*Written task*: Extract everything from the first line through the line with "const BAR_FILL = '#00A6A0', BAR_EDGE", both ends included, except for any pictures.

»»

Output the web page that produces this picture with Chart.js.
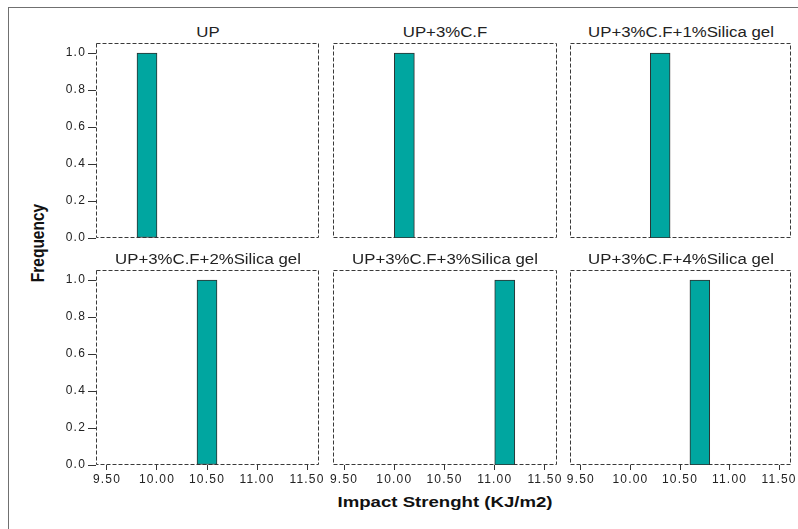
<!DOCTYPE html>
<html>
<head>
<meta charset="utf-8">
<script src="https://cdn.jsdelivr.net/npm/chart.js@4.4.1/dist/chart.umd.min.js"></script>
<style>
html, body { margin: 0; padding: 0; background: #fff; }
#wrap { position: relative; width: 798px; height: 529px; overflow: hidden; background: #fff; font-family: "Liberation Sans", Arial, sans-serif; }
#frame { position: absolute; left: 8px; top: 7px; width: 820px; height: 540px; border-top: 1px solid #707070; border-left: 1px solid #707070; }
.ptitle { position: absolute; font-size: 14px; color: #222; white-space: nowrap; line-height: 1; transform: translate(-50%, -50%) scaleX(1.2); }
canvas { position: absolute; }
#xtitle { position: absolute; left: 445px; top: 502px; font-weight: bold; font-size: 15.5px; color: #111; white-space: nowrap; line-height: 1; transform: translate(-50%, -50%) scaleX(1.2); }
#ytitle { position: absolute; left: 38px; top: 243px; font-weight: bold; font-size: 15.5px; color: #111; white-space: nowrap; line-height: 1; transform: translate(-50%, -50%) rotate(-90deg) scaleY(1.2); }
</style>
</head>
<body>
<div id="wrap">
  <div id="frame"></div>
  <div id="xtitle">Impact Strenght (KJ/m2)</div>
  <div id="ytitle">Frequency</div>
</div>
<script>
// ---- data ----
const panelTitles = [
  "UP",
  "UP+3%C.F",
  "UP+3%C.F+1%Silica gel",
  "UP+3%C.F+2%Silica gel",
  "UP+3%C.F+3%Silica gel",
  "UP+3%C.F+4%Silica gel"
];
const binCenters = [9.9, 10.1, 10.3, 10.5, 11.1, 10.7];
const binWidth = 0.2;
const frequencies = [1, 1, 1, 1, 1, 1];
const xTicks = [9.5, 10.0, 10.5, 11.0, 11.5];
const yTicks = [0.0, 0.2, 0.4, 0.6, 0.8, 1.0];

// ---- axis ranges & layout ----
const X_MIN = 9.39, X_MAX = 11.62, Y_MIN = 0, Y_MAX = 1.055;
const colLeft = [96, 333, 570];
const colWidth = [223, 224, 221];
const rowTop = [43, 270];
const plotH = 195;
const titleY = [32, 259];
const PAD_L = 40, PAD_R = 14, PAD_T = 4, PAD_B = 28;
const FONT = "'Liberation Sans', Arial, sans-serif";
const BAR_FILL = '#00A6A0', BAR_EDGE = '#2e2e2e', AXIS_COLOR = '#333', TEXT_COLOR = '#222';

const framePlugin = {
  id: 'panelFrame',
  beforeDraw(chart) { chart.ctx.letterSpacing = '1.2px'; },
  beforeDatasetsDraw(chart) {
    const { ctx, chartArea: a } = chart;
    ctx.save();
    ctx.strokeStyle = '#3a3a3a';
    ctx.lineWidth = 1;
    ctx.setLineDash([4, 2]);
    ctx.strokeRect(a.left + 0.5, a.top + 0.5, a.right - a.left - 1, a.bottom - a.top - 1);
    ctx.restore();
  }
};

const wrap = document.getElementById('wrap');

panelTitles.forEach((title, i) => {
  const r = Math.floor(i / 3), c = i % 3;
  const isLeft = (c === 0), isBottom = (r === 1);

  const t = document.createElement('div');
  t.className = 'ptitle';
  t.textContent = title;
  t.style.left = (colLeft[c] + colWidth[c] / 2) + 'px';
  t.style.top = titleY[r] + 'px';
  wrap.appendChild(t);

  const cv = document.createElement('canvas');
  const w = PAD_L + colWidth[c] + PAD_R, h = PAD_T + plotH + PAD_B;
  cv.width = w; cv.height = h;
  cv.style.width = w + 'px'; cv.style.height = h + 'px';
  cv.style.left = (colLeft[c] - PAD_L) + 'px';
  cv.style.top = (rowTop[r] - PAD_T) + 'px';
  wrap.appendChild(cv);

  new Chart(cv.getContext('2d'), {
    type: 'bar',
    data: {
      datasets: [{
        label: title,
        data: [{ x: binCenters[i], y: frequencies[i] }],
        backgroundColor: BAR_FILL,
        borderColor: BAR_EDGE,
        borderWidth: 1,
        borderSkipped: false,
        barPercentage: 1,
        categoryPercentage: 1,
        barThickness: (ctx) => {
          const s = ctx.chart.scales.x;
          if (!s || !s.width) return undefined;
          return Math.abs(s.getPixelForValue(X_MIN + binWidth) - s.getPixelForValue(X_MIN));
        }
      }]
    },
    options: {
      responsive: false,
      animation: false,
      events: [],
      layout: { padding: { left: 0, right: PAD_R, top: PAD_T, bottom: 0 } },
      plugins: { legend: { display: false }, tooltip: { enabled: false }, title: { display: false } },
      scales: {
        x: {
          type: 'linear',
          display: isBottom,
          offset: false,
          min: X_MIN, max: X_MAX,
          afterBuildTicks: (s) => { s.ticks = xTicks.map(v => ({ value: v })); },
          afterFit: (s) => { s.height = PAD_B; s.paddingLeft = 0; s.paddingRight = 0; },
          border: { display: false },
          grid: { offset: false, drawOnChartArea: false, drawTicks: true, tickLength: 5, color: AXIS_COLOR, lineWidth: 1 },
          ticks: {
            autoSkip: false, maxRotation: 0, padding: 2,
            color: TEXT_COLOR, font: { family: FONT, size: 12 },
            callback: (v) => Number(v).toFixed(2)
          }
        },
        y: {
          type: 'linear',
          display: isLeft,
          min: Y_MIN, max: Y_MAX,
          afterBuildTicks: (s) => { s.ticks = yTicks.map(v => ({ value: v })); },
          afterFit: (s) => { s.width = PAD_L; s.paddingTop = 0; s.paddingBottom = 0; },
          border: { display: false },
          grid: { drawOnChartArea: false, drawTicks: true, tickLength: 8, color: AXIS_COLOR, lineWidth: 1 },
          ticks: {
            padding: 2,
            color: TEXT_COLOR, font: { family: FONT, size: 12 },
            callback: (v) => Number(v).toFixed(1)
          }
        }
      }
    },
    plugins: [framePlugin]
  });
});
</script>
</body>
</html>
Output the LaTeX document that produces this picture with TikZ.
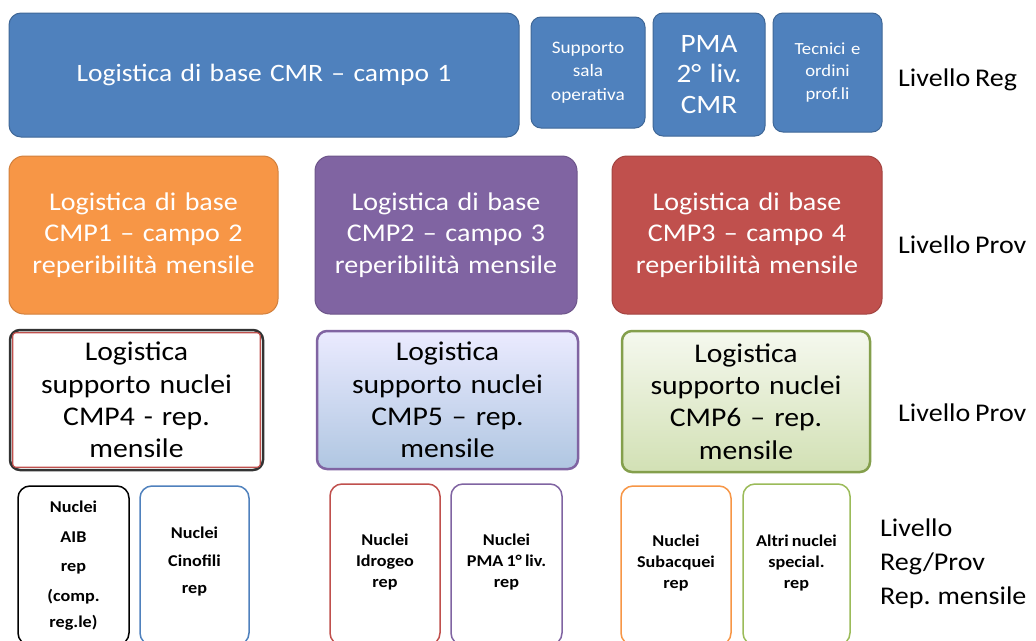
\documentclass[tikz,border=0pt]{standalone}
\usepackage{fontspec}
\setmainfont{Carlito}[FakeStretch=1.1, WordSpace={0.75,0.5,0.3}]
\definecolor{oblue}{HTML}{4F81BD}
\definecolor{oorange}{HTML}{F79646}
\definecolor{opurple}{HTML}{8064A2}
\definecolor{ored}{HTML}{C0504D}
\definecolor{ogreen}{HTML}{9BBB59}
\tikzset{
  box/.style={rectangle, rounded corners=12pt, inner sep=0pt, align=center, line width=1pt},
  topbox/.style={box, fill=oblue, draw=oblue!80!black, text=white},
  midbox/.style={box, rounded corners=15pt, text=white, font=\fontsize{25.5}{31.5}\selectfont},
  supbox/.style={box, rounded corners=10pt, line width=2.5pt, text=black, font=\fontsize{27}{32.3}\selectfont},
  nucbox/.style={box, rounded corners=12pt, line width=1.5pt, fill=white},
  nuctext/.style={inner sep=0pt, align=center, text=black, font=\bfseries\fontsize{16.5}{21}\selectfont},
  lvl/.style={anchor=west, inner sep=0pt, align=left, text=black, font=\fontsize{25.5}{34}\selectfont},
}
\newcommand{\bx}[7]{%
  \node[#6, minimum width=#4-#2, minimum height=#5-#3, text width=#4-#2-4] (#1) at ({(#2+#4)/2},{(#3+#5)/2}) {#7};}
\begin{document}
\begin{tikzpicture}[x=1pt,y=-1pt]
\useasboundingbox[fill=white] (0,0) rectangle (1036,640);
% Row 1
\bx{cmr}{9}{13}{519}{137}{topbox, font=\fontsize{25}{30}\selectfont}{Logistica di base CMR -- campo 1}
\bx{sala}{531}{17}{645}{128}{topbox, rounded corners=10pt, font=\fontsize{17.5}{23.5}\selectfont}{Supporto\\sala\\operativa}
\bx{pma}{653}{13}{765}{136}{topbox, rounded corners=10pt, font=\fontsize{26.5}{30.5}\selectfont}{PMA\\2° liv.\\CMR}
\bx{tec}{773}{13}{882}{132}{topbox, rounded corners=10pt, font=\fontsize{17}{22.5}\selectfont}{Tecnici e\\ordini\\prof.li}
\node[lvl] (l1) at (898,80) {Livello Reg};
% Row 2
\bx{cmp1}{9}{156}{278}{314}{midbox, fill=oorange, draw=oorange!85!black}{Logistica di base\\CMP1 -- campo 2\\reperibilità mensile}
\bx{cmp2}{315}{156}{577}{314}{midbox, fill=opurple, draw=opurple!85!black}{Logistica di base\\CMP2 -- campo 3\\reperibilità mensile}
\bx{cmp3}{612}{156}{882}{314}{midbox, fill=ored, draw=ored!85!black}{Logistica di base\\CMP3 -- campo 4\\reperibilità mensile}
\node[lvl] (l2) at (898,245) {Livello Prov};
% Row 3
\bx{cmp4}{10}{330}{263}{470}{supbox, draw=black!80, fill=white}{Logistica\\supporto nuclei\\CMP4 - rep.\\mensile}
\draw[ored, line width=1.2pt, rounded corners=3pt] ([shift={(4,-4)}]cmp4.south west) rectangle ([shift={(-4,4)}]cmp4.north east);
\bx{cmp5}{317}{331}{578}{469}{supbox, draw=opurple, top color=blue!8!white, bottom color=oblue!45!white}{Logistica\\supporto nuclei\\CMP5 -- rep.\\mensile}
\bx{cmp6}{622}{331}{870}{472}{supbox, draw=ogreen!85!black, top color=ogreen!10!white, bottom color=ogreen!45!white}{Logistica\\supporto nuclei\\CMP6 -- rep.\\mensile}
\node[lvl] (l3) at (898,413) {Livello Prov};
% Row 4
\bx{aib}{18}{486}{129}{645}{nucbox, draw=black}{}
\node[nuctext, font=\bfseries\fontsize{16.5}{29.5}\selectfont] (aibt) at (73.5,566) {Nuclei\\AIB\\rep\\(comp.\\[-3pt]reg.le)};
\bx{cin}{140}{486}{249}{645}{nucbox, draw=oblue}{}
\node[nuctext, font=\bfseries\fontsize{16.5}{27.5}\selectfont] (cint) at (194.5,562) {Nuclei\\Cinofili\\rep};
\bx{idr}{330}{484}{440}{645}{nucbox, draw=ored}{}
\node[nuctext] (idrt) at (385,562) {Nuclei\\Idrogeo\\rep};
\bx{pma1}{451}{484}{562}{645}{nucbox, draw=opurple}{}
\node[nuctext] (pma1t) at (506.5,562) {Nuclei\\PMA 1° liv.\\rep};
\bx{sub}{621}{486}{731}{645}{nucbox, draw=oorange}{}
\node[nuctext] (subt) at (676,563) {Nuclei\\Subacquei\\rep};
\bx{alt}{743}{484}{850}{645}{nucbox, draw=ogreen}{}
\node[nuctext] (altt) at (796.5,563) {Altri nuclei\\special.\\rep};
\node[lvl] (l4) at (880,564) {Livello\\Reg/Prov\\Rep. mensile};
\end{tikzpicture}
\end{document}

««

*Result of this exercise*:
Output the web page that produces this picture with Chart.js.
<!DOCTYPE html>
<html>
<head>
<meta charset="utf-8">
<script src="https://cdn.jsdelivr.net/npm/chart.js@4.4.1/dist/chart.umd.min.js"></script>
<style>
html, body { margin: 0; padding: 0; background: #fff; }
#wrap { position: relative; width: 798px; height: 529px; overflow: hidden; background: #fff; font-family: "Liberation Sans", Arial, sans-serif; }
#frame { position: absolute; left: 8px; top: 7px; width: 820px; height: 540px; border-top: 1px solid #707070; border-left: 1px solid #707070; }
.ptitle { position: absolute; font-size: 14px; color: #222; white-space: nowrap; line-height: 1; transform: translate(-50%, -50%) scaleX(1.2); }
canvas { position: absolute; }
#xtitle { position: absolute; left: 445px; top: 502px; font-weight: bold; font-size: 15.5px; color: #111; white-space: nowrap; line-height: 1; transform: translate(-50%, -50%) scaleX(1.2); }
#ytitle { position: absolute; left: 38px; top: 243px; font-weight: bold; font-size: 15.5px; color: #111; white-space: nowrap; line-height: 1; transform: translate(-50%, -50%) rotate(-90deg) scaleY(1.2); }
</style>
</head>
<body>
<div id="wrap">
  <div id="frame"></div>
  <div id="xtitle">Impact Strenght (KJ/m2)</div>
  <div id="ytitle">Frequency</div>
</div>
<script>
// ---- data ----
const panelTitles = [
  "UP",
  "UP+3%C.F",
  "UP+3%C.F+1%Silica gel",
  "UP+3%C.F+2%Silica gel",
  "UP+3%C.F+3%Silica gel",
  "UP+3%C.F+4%Silica gel"
];
const binCenters = [9.9, 10.1, 10.3, 10.5, 11.1, 10.7];
const binWidth = 0.2;
const frequencies = [1, 1, 1, 1, 1, 1];
const xTicks = [9.5, 10.0, 10.5, 11.0, 11.5];
const yTicks = [0.0, 0.2, 0.4, 0.6, 0.8, 1.0];

// ---- axis ranges & layout ----
const X_MIN = 9.39, X_MAX = 11.62, Y_MIN = 0, Y_MAX = 1.055;
const colLeft = [96, 333, 570];
const colWidth = [223, 224, 221];
const rowTop = [43, 270];
const plotH = 195;
const titleY = [32, 259];
const PAD_L = 40, PAD_R = 14, PAD_T = 4, PAD_B = 28;
const FONT = "'Liberation Sans', Arial, sans-serif";
const BAR_FILL = '#00A6A0', BAR_EDGE = '#2e2e2e', AXIS_COLOR = '#333', TEXT_COLOR = '#222';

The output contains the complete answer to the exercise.